Belle Delphine, who has 4 million followers on Instagram and 400,000 subscribers on YouTube, sold her bath water to people through her website and people bought it (why did I go to university?). Afterwards, a rumor began about people who had allegedly contracted herpes because of the bath water purchased. Well don’t worry, it was just a rumor! So you can feel free to drink up all the dirty bath water purchased over the internet that you want!

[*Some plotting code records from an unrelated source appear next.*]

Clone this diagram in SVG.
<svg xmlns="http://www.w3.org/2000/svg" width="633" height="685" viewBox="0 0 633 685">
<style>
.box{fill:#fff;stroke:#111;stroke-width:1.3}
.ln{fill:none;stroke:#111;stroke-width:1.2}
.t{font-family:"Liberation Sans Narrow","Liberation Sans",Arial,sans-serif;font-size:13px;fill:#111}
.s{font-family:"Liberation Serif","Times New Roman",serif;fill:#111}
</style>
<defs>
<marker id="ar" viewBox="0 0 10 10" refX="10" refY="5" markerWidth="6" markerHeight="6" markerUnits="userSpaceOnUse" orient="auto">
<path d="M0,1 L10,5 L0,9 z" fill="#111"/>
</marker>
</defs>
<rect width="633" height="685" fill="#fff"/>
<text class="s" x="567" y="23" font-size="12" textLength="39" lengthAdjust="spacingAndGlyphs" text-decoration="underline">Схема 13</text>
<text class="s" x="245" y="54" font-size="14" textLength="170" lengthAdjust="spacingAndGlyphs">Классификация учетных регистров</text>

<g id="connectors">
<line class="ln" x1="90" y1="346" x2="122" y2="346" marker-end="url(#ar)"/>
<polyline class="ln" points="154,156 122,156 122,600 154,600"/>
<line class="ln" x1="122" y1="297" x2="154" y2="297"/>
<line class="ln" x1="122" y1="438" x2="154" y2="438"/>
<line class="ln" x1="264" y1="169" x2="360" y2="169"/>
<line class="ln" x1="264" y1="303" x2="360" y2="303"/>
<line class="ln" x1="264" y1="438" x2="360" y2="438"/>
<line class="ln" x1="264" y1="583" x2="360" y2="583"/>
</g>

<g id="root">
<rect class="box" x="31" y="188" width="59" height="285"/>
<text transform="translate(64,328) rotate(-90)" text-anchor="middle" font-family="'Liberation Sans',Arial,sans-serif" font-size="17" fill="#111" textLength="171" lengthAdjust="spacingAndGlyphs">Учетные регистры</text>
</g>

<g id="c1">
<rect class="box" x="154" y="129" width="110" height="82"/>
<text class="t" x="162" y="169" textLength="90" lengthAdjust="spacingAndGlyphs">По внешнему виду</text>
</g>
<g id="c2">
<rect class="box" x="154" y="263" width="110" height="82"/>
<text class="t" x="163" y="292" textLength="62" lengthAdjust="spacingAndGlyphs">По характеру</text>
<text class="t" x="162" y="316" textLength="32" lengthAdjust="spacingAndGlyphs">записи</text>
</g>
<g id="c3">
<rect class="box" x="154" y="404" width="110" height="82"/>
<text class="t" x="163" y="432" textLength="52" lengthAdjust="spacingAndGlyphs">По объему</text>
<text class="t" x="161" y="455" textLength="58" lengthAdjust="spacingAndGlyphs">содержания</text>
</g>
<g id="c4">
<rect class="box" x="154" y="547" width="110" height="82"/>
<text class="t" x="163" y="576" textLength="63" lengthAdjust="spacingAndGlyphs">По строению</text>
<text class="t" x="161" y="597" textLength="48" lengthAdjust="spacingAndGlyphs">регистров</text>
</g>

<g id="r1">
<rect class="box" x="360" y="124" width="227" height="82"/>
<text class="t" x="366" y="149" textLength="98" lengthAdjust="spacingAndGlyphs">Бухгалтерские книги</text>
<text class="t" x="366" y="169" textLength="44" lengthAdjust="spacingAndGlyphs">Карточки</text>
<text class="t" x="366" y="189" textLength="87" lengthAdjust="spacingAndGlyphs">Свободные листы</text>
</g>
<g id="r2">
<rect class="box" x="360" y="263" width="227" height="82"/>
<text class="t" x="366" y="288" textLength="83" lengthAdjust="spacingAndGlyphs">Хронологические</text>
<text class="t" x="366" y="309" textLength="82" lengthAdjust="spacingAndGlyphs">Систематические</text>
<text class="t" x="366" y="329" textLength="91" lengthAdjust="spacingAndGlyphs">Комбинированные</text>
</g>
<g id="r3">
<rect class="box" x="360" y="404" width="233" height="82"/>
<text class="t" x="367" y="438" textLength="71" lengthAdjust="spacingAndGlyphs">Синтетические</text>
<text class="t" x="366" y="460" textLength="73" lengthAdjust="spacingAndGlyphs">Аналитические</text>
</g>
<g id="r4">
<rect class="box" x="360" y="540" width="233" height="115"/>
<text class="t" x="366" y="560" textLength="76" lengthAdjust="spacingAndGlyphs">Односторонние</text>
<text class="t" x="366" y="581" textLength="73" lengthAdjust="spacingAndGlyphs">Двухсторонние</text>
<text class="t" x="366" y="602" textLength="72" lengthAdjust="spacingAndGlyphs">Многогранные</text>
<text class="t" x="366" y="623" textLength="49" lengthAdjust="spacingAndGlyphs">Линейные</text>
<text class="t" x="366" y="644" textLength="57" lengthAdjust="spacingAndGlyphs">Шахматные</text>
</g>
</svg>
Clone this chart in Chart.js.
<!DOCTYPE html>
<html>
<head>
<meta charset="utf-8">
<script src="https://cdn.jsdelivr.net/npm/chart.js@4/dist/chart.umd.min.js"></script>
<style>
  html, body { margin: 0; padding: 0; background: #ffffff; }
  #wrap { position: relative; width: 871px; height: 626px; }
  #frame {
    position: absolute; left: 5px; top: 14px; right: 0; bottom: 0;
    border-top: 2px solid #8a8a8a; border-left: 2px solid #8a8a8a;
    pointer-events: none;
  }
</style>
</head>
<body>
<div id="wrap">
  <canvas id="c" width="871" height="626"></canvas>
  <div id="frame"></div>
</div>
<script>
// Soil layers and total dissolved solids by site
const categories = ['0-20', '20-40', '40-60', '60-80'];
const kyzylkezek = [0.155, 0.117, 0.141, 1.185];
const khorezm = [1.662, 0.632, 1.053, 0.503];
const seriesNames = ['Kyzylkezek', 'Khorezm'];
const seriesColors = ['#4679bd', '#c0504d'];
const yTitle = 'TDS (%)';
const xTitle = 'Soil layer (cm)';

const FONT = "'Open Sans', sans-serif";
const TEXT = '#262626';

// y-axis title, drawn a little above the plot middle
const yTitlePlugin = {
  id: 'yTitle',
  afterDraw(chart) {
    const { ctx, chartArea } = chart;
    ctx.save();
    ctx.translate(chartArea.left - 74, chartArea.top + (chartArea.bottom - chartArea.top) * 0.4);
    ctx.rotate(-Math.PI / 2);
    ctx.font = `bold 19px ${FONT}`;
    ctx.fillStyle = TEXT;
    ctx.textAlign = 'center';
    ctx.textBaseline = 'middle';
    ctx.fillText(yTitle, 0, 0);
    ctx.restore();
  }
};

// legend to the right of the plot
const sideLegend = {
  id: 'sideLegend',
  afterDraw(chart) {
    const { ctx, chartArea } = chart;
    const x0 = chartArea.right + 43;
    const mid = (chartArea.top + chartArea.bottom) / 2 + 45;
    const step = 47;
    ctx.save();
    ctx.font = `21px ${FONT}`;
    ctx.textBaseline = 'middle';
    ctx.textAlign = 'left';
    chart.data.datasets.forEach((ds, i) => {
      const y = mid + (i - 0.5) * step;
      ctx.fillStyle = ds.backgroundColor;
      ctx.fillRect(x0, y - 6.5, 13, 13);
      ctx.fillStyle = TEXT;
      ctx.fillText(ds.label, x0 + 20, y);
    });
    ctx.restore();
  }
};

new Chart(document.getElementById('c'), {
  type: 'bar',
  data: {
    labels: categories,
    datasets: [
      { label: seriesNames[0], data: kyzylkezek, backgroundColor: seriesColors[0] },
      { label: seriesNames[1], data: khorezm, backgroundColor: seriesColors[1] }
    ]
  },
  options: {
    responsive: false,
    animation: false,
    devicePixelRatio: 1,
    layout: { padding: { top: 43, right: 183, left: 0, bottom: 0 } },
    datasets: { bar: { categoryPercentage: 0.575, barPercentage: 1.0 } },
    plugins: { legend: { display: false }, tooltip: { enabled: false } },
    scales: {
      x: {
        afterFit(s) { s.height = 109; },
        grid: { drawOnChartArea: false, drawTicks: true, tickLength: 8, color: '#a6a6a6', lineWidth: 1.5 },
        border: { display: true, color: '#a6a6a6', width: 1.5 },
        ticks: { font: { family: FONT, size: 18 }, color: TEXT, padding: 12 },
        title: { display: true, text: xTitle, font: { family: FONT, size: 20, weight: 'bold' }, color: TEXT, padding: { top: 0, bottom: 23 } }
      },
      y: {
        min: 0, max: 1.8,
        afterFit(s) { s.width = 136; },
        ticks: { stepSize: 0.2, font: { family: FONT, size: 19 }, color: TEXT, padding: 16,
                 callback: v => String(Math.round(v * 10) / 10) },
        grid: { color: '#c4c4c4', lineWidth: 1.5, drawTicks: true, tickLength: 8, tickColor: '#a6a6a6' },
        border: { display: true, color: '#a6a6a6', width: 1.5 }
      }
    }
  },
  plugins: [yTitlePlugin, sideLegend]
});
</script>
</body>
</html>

Okay, that headline isn’t totally true. You probably felt like you got stabbed a dozen times with a hedgehog spike dipped in LSD while watching that CGI-ridden puddle of blue fuckery that was the Sonic The Hedgehog trailer. (That trailer has already taken friendships because I broke up with a friend who said that he’d totally fuck CGI Sonic. And no, that “friend” wasn’t one of the voices in my head. I think). But Pete Doherty says he got stabbed by an actual hedgehog.
The entire production team at Empire needs to drop whatever they’re doing and start filming every piece of this Jussie Smollett situation, because it’s more riveting, ESCANDALOSO, dramatic, and has more plot twists than any of their story arcs combined. Jussie was charged with several felonies for allegedly staging a hate crime in Chicago (with help from the Nigerian Right Said Fred), and those charges got him scrubbed from the rest of the season of Empire. I’m sure that Jussie was working on Empire: The Musical, which he was going to put on for the prison musical, but he can stop doing that for now, because all 16 charges against him have been dropped and his record has been wiped clean. Every prisoner who was making a Cookie wig out of shredded bed sheets and commissary-bought markers to audition for Jussie’s prison musical is going to be so disappointed.